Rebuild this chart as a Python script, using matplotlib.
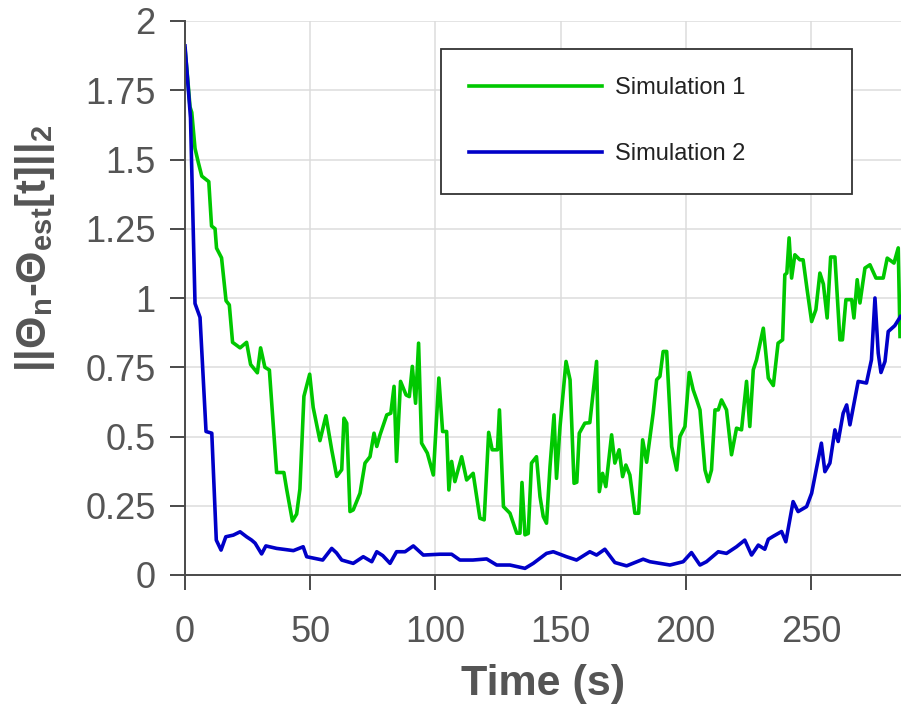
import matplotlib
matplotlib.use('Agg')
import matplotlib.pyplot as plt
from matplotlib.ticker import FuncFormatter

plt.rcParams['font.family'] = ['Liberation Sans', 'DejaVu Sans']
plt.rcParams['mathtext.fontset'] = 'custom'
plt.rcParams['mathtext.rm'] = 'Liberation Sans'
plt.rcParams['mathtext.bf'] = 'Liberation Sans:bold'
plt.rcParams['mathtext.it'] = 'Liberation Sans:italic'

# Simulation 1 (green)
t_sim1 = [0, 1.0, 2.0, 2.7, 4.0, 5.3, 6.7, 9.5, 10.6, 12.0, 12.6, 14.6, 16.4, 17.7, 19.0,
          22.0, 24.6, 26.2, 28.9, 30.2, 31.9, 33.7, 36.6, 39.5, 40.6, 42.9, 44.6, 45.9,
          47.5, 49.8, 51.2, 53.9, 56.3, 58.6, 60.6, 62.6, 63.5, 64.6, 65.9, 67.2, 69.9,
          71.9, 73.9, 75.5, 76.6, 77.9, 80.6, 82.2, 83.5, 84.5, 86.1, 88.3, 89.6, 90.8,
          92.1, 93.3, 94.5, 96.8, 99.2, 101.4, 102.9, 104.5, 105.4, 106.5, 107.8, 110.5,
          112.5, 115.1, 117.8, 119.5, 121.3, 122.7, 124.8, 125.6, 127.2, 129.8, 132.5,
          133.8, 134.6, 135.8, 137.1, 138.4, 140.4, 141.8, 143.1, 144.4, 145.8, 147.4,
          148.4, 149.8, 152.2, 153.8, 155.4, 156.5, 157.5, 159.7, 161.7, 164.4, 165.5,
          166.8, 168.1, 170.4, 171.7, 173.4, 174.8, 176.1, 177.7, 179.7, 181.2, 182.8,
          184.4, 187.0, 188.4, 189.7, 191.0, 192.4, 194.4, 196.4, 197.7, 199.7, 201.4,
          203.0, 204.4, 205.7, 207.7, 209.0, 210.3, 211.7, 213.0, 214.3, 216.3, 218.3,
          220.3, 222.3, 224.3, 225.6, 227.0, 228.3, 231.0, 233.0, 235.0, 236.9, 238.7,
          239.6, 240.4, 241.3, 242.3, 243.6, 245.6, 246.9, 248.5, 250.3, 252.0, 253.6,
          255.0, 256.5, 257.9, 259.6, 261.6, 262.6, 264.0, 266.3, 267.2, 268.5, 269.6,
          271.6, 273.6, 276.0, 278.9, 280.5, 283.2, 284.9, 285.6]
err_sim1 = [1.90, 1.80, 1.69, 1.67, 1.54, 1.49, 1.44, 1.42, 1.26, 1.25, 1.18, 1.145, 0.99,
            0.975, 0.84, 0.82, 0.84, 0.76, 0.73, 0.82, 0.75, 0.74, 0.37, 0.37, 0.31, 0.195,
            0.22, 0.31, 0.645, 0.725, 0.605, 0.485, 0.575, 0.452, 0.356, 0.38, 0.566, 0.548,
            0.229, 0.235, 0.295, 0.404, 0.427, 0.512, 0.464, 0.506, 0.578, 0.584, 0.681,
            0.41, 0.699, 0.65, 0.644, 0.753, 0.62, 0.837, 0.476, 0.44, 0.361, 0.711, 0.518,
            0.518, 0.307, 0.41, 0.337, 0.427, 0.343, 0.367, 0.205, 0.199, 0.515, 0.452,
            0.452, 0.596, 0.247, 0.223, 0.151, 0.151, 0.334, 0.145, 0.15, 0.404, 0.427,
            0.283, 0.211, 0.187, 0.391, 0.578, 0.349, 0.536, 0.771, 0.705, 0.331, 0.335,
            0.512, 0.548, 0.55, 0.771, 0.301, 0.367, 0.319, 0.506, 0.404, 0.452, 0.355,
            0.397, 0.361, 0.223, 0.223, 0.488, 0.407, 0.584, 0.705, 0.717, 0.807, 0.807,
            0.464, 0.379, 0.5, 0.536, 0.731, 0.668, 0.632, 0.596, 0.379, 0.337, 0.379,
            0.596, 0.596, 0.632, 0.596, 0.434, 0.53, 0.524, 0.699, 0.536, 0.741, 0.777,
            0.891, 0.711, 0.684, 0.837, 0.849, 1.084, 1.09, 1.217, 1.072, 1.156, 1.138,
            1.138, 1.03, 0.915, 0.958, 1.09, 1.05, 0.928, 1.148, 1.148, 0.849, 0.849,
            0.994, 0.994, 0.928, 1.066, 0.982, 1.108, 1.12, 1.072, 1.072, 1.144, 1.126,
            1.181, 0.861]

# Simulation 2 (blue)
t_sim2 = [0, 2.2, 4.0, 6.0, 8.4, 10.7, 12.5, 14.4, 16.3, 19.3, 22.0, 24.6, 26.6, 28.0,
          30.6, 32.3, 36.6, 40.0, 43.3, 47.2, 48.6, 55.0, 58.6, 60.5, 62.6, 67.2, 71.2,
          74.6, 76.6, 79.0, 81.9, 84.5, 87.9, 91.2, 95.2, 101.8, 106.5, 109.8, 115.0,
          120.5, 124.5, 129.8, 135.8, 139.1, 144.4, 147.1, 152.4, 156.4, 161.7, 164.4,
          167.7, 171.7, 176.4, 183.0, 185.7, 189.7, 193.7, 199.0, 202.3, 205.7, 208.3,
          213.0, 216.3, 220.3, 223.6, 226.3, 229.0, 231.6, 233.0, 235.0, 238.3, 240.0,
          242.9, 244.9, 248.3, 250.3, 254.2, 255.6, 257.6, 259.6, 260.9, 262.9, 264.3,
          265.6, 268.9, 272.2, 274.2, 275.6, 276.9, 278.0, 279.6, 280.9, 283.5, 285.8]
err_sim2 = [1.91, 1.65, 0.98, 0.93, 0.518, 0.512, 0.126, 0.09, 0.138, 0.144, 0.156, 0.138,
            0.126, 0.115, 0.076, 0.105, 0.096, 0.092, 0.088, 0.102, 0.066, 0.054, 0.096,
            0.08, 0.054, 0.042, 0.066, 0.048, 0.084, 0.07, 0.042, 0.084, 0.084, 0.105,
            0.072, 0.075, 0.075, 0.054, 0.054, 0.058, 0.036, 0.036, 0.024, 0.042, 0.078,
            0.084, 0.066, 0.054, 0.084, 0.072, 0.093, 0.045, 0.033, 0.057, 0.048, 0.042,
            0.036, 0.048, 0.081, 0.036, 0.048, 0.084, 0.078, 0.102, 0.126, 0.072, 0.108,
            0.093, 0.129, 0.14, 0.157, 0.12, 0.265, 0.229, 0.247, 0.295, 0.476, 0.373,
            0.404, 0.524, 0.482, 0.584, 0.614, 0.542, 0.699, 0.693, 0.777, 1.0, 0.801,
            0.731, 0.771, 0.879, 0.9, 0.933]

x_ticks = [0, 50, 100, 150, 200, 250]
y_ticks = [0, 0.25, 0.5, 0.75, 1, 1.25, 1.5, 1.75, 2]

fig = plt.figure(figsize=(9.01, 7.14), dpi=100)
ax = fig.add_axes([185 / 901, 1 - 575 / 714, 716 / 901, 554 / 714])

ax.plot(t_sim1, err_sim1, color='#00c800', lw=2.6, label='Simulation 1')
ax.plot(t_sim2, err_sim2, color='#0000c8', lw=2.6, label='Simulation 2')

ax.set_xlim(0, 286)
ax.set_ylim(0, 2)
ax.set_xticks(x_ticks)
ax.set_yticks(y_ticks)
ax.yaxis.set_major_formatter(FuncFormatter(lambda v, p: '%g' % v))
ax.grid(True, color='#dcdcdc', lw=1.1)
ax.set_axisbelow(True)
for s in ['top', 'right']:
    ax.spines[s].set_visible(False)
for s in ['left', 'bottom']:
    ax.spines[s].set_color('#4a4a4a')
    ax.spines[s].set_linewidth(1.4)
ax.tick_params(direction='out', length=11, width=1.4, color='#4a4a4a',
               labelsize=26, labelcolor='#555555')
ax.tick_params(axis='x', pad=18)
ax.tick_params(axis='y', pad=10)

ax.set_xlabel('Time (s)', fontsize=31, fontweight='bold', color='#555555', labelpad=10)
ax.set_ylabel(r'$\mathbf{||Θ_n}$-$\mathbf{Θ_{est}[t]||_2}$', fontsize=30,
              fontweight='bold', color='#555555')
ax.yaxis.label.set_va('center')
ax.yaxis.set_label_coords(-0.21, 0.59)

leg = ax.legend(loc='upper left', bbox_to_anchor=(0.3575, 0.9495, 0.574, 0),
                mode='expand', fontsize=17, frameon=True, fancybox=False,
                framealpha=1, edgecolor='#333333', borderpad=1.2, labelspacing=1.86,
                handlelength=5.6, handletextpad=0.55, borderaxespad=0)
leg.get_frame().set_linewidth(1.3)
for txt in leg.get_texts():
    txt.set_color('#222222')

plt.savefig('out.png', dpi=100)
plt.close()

→ Instructions to follow
Return all lines containing the word "matplotlib".

→ Result
Rebuild this chart as a Python script, using matplotlib.
import matplotlib
matplotlib.use('Agg')
import matplotlib.pyplot as plt
from matplotlib.ticker import FuncFormatter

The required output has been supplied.